6. Experimental and Theoretical Opportunities

Ultraclean systems stimulate both new experimental approaches and theoretical investigations:

• Sensitive detection of subtle phenomena: Minimizing background disorder enables direct measurement of fundamental excitations, such as Dirac or Majorana fermions in proximity-induced topological regimes or within quantum spin liquid phases.
• Testing fundamental models: Ultraclean quantum wells, thin flakes, and devices challenge and refine theoretical frameworks for magnetoresistance, hydrodynamics, nonlinear optics, quantum criticality, and nonequilibrium physics (Dai et al., 2010, Wolf et al., 2022).
• Benchmark for device performance: As a performance benchmark, the ultraclean limit defines upper bounds on carrier mobility, coherence length, signal-to-noise ratio, and critical temperatures.

7. Critical Considerations and Outlook

Attaining and maintaining the ultraclean regime requires explicit control and verification of residual disorder, polymeric contamination, and interface quality.
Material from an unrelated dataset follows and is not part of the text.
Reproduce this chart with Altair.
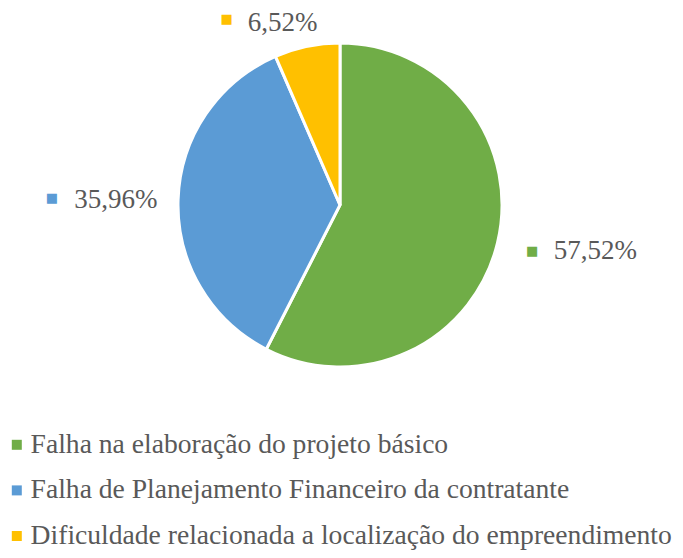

Key challenges remain in scaling these methods to practical device dimensions, long-term stability under ambient conditions, and integration with complex heterostructures. Nevertheless, the ultraclean platform is essential for both fundamental studies—probing intrinsic properties and quantum coherence—and for emerging applications in quantum computing, low-noise sensing, and advanced optoelectronics.